Kelas menengah diharapkan menjadi pendorong pemahaman manajemen keuangan, literasi keuangan, yang penting dalam perekonomian yang kian maju.
Kelas menengah memiliki tingkat pendidikan tinggi, sehingga punya pemahaman soal manajemen keuangan, dan dapat mengelola keuangan secara sehat.
Pemahaman soal manajemen keuangan, misalnya mengetahui cara berinvestasi yang aman dan membedakan produk legal dan ilegal, akan membuat masyarakat lebih bijaksana mengevaluasi tawaran investasi, sehingga tidak mudah tertipu.
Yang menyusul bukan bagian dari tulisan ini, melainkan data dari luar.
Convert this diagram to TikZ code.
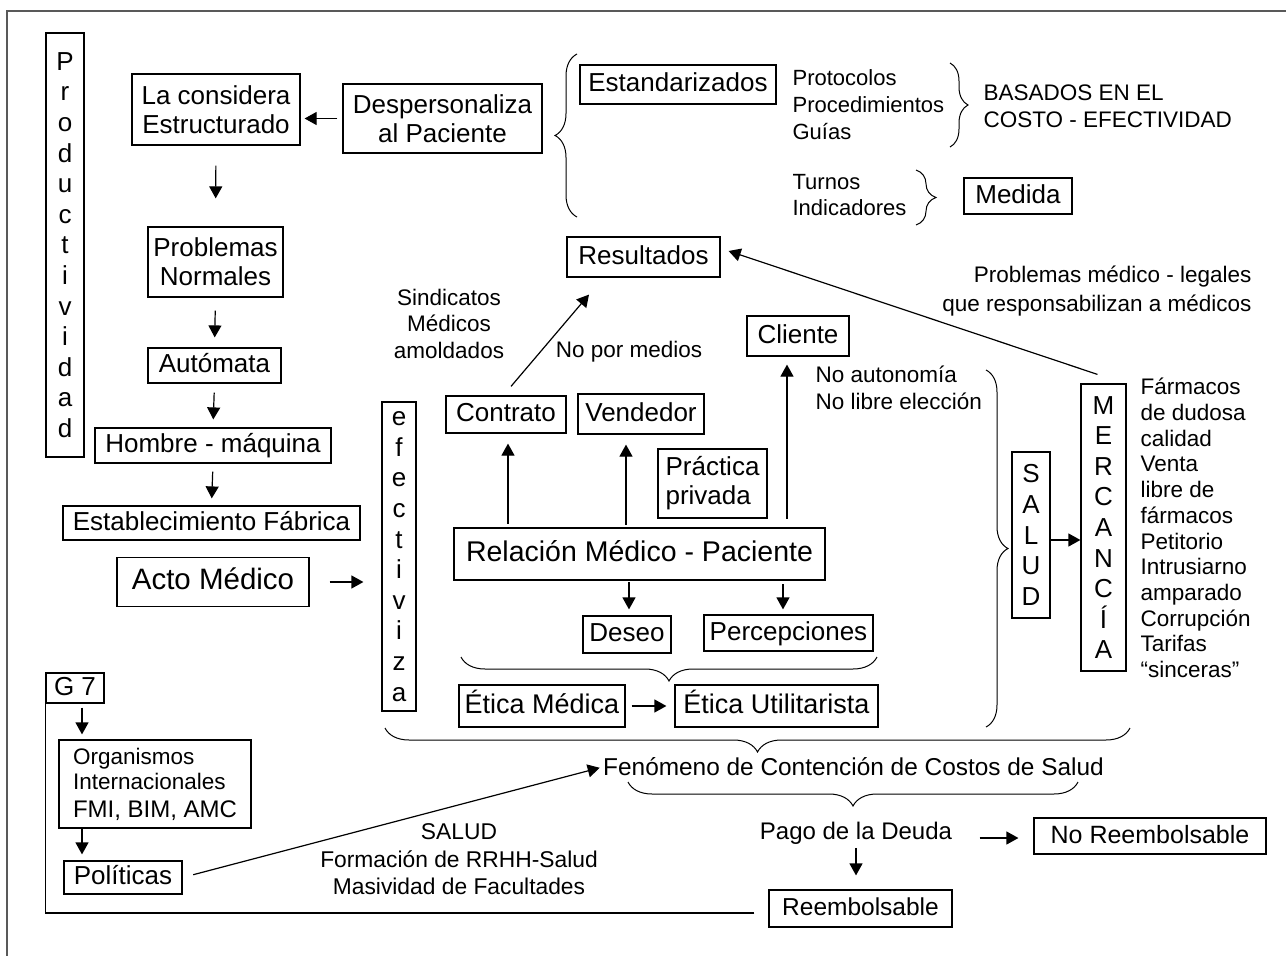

Hanya saja, fakta mengejutkan datang dari sejumlah survei mengenai perilaku kelas menengah, yang belakangan ini banyak dilakukan sejumlah media. Kelas menengah tidak se-maju yang dibayangkan selama ini.
Buramnya Literasi Keuangan Kelas Menengah
Tingkat literasi keuangan golongan ini mencemaskan seperti terlihat berikut ini:
- Indonesia di posisi terjelek kedua sebelum Pakistan dalam ranking literasi keuangan. Survei Visa Internasional financial literacy 2012 di 28 negara 25,500 responden. Mayoritas responden Indonesia memiliki dana darurat < 3 kali pengeluaran bulanan, jauh dari yang direkomendasikan, yaitu 6 kali pengeluaran bulanan. Responden Indonesia berdiskusi keuangan dengan anak hanya 5 hari dalam setahun. Tentu saja waktu yang jauh sekali dari ideal.
- Perilaku kelas menengah di 6 kota utama: penghasilan 75% untuk konsumsi, hanya 25% ditabung dan investasi. Hasil riset terbaru oleh Center for Middle Class Consumer Studies. Idealnya, minimum 30% penghasilan disisihkan untuk simpanan serta investasi, sisanya baru untuk konsumsi dan cicilan hutang.
- Investasi di reksadana kurang dari 10% asset, mayoritas ditempatkan di tabungan. Survei teerpisah dari masing – masing Mark Plus di 2012 dan Harian Kompas 2013 yang melihat kepemilikan produk keuangan. Karena rendahnya return tabungan, asset di tabungan harusnya kecil, hanya untuk dana darurat dan kebutuhan jangka pendek. Mayoritas sebaiknya ditempatkan dalam investasi return tinggi, seperti reksadana, saham dan obligasi.
- Dalam mempersiapkan dana pendidikan, mayoritas menempatkan di tabungan (43.5%) dan kurang dari 1% di reksadana. Hasil survei Harian Kompas pada Mei 2013 melalui telpon ke 700 an responden di 12 kota besar menanyakan bagaimana menyiapkan dana pendidikan anak. Ini bukan pilihan yang bijaksana. Tabungan hanya memberikan keuntungan 4-5% setahun, yang tidak cukup mengejar kenaikkan biaya pendidikan yang sekitar 10% setahun. Pilihan seharusnya adalah reksadana, karena memberikan keuntungan yang sepadan atau lebih tinggi dari inflasi biaya pendidikan (berdasarkan pengalaman historis), namun mayoritas responden justru tidak memilih reksadana.
Yang lebih mengejutkan, ketika ditanya lebih lanjut, apakah mereka merasa aman dan cukup dengan pilihan ini (memilih tabungan ketimbang instrumen yang lain seperti reksadana), mayoritas menjawab ‘Ya’. Jadi, mereka tidak tahu kalau mereka itu tidak tahu.